• Your instructions: Pictures aside, repeat every entry exactly.

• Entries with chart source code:
-------------------------

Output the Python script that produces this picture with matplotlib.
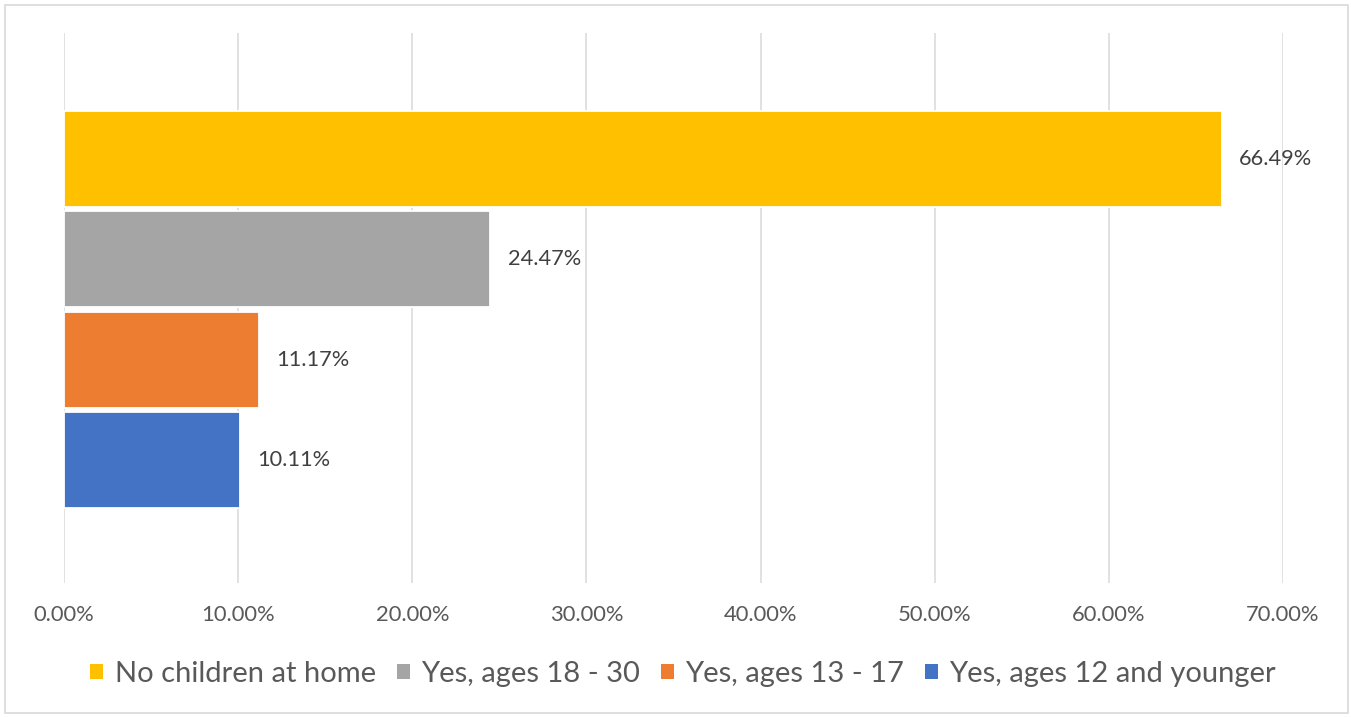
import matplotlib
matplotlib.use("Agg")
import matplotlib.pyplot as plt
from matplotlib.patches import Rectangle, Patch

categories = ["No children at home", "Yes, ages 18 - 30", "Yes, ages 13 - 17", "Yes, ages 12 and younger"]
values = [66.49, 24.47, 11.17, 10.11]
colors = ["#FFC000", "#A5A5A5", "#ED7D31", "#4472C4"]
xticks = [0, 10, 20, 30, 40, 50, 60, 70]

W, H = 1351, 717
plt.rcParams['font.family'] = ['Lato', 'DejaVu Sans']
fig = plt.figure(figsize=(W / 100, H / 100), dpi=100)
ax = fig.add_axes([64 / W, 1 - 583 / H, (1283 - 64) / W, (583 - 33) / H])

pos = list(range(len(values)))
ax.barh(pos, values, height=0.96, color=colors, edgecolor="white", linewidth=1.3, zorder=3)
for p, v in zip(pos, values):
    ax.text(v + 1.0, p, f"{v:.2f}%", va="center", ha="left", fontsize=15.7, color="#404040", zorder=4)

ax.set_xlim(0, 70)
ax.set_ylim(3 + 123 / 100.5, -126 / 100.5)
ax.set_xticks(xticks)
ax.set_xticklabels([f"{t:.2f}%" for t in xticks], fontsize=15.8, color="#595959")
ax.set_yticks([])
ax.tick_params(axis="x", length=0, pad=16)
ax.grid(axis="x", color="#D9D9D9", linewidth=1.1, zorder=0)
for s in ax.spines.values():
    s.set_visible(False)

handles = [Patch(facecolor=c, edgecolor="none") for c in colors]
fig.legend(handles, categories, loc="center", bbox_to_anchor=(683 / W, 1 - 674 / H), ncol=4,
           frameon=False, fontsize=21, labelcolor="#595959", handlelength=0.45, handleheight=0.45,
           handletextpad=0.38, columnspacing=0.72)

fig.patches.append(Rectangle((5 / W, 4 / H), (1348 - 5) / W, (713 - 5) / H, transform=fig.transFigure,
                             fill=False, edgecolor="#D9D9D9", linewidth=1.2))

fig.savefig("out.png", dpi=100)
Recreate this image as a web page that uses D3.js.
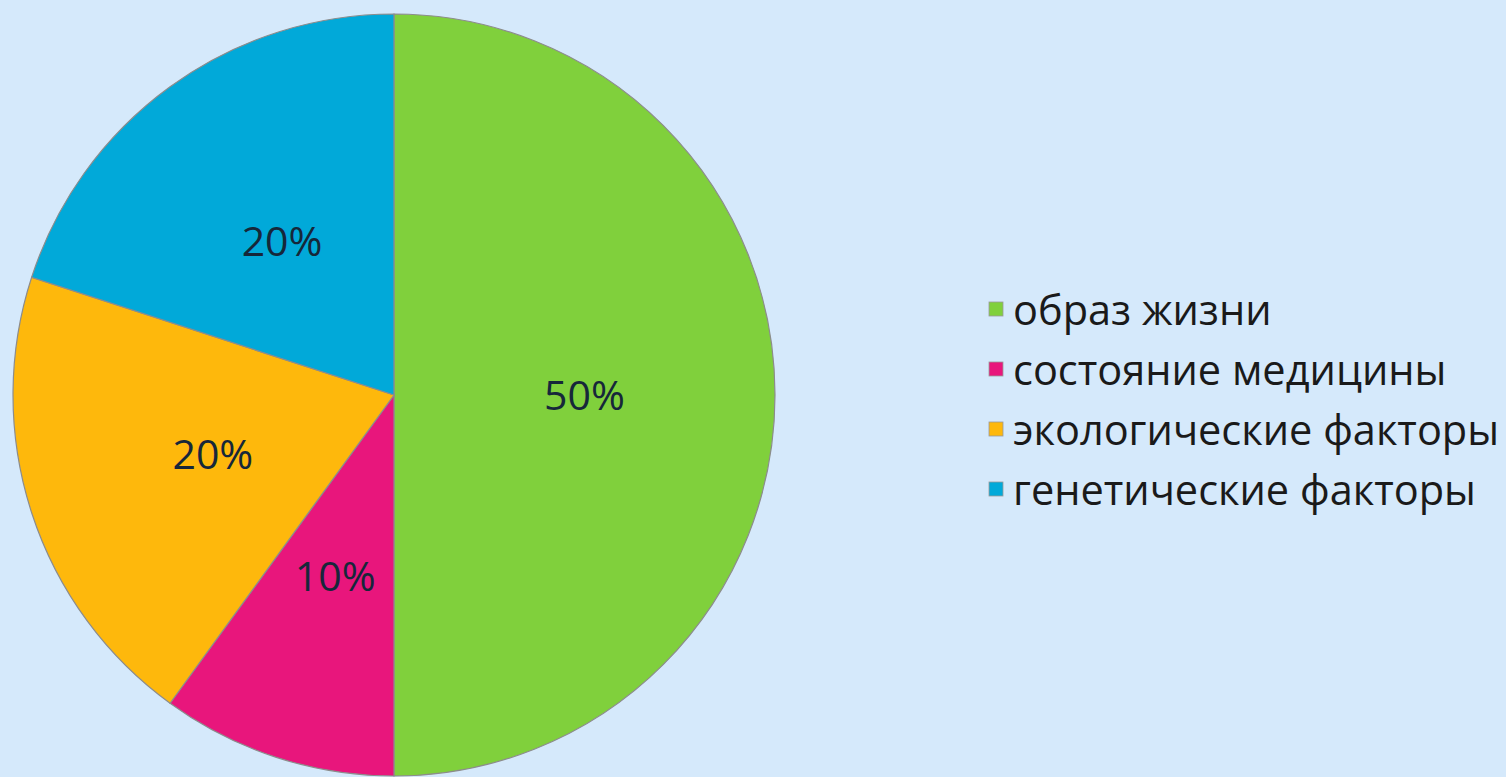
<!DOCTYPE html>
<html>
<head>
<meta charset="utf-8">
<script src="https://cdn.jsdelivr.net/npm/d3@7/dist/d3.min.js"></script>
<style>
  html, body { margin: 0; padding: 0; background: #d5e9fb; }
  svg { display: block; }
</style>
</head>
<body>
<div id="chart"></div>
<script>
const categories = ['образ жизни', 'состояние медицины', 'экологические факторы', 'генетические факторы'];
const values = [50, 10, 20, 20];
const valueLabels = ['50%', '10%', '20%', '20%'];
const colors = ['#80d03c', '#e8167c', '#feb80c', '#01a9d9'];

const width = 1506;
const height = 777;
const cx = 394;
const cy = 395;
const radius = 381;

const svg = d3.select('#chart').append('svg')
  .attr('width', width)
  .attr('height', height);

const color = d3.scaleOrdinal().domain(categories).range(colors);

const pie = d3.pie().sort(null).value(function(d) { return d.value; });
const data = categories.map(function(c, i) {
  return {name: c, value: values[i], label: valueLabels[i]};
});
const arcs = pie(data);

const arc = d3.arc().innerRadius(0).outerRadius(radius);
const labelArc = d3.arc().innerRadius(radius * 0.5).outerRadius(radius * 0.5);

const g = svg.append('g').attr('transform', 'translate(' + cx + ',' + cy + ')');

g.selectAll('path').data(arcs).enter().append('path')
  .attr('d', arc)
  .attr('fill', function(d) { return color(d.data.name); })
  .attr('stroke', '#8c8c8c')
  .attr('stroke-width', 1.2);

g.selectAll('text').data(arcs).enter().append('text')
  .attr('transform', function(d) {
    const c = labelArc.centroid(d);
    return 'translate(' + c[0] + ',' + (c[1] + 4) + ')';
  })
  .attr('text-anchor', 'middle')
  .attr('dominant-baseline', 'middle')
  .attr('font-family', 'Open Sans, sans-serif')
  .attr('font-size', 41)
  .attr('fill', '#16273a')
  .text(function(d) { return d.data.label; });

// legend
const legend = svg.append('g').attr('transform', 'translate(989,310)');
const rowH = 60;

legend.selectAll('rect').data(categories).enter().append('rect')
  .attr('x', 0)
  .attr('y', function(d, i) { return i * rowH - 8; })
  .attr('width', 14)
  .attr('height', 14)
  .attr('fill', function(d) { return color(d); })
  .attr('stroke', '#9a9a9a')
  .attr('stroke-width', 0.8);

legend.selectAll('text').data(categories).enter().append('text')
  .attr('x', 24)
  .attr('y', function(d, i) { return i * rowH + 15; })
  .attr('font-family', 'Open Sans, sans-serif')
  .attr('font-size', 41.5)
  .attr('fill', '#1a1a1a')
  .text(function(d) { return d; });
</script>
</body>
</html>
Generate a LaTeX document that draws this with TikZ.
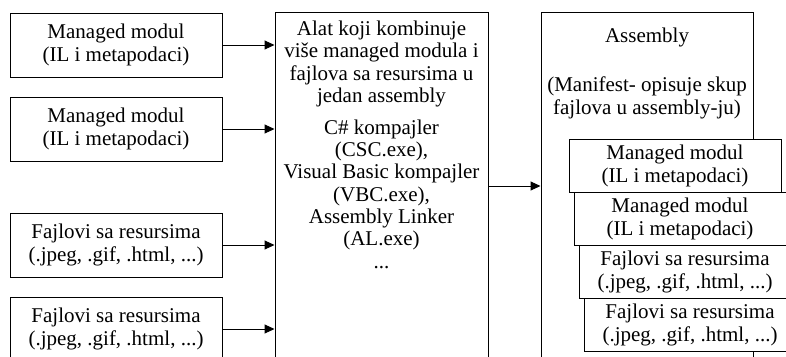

-------------------------

• Reply to the task:
Output the Python script that produces this picture with matplotlib.
import matplotlib
matplotlib.use("Agg")
import matplotlib.pyplot as plt
from matplotlib.patches import Rectangle, Patch

categories = ["No children at home", "Yes, ages 18 - 30", "Yes, ages 13 - 17", "Yes, ages 12 and younger"]
values = [66.49, 24.47, 11.17, 10.11]
colors = ["#FFC000", "#A5A5A5", "#ED7D31", "#4472C4"]
xticks = [0, 10, 20, 30, 40, 50, 60, 70]

W, H = 1351, 717
plt.rcParams['font.family'] = ['Lato', 'DejaVu Sans']
fig = plt.figure(figsize=(W / 100, H / 100), dpi=100)
ax = fig.add_axes([64 / W, 1 - 583 / H, (1283 - 64) / W, (583 - 33) / H])

pos = list(range(len(values)))
ax.barh(pos, values, height=0.96, color=colors, edgecolor="white", linewidth=1.3, zorder=3)
for p, v in zip(pos, values):
    ax.text(v + 1.0, p, f"{v:.2f}%", va="center", ha="left", fontsize=15.7, color="#404040", zorder=4)

ax.set_xlim(0, 70)
ax.set_ylim(3 + 123 / 100.5, -126 / 100.5)
ax.set_xticks(xticks)
ax.set_xticklabels([f"{t:.2f}%" for t in xticks], fontsize=15.8, color="#595959")
ax.set_yticks([])
ax.tick_params(axis="x", length=0, pad=16)
ax.grid(axis="x", color="#D9D9D9", linewidth=1.1, zorder=0)
for s in ax.spines.values():
    s.set_visible(False)

handles = [Patch(facecolor=c, edgecolor="none") for c in colors]
fig.legend(handles, categories, loc="center", bbox_to_anchor=(683 / W, 1 - 674 / H), ncol=4,
           frameon=False, fontsize=21, labelcolor="#595959", handlelength=0.45, handleheight=0.45,
           handletextpad=0.38, columnspacing=0.72)

fig.patches.append(Rectangle((5 / W, 4 / H), (1348 - 5) / W, (713 - 5) / H, transform=fig.transFigure,
                             fill=False, edgecolor="#D9D9D9", linewidth=1.2))

fig.savefig("out.png", dpi=100)
Recreate this image as a web page that uses D3.js.
<!DOCTYPE html>
<html>
<head>
<meta charset="utf-8">
<script src="https://cdn.jsdelivr.net/npm/d3@7/dist/d3.min.js"></script>
<style>
  html, body { margin: 0; padding: 0; background: #d5e9fb; }
  svg { display: block; }
</style>
</head>
<body>
<div id="chart"></div>
<script>
const categories = ['образ жизни', 'состояние медицины', 'экологические факторы', 'генетические факторы'];
const values = [50, 10, 20, 20];
const valueLabels = ['50%', '10%', '20%', '20%'];
const colors = ['#80d03c', '#e8167c', '#feb80c', '#01a9d9'];

const width = 1506;
const height = 777;
const cx = 394;
const cy = 395;
const radius = 381;

const svg = d3.select('#chart').append('svg')
  .attr('width', width)
  .attr('height', height);

const color = d3.scaleOrdinal().domain(categories).range(colors);

const pie = d3.pie().sort(null).value(function(d) { return d.value; });
const data = categories.map(function(c, i) {
  return {name: c, value: values[i], label: valueLabels[i]};
});
const arcs = pie(data);

const arc = d3.arc().innerRadius(0).outerRadius(radius);
const labelArc = d3.arc().innerRadius(radius * 0.5).outerRadius(radius * 0.5);

const g = svg.append('g').attr('transform', 'translate(' + cx + ',' + cy + ')');

g.selectAll('path').data(arcs).enter().append('path')
  .attr('d', arc)
  .attr('fill', function(d) { return color(d.data.name); })
  .attr('stroke', '#8c8c8c')
  .attr('stroke-width', 1.2);

g.selectAll('text').data(arcs).enter().append('text')
  .attr('transform', function(d) {
    const c = labelArc.centroid(d);
    return 'translate(' + c[0] + ',' + (c[1] + 4) + ')';
  })
  .attr('text-anchor', 'middle')
  .attr('dominant-baseline', 'middle')
  .attr('font-family', 'Open Sans, sans-serif')
  .attr('font-size', 41)
  .attr('fill', '#16273a')
  .text(function(d) { return d.data.label; });

// legend
const legend = svg.append('g').attr('transform', 'translate(989,310)');
const rowH = 60;

legend.selectAll('rect').data(categories).enter().append('rect')
  .attr('x', 0)
  .attr('y', function(d, i) { return i * rowH - 8; })
  .attr('width', 14)
  .attr('height', 14)
  .attr('fill', function(d) { return color(d); })
  .attr('stroke', '#9a9a9a')
  .attr('stroke-width', 0.8);

legend.selectAll('text').data(categories).enter().append('text')
  .attr('x', 24)
  .attr('y', function(d, i) { return i * rowH + 15; })
  .attr('font-family', 'Open Sans, sans-serif')
  .attr('font-size', 41.5)
  .attr('fill', '#1a1a1a')
  .text(function(d) { return d; });
</script>
</body>
</html>
Generate a LaTeX document that draws this with TikZ.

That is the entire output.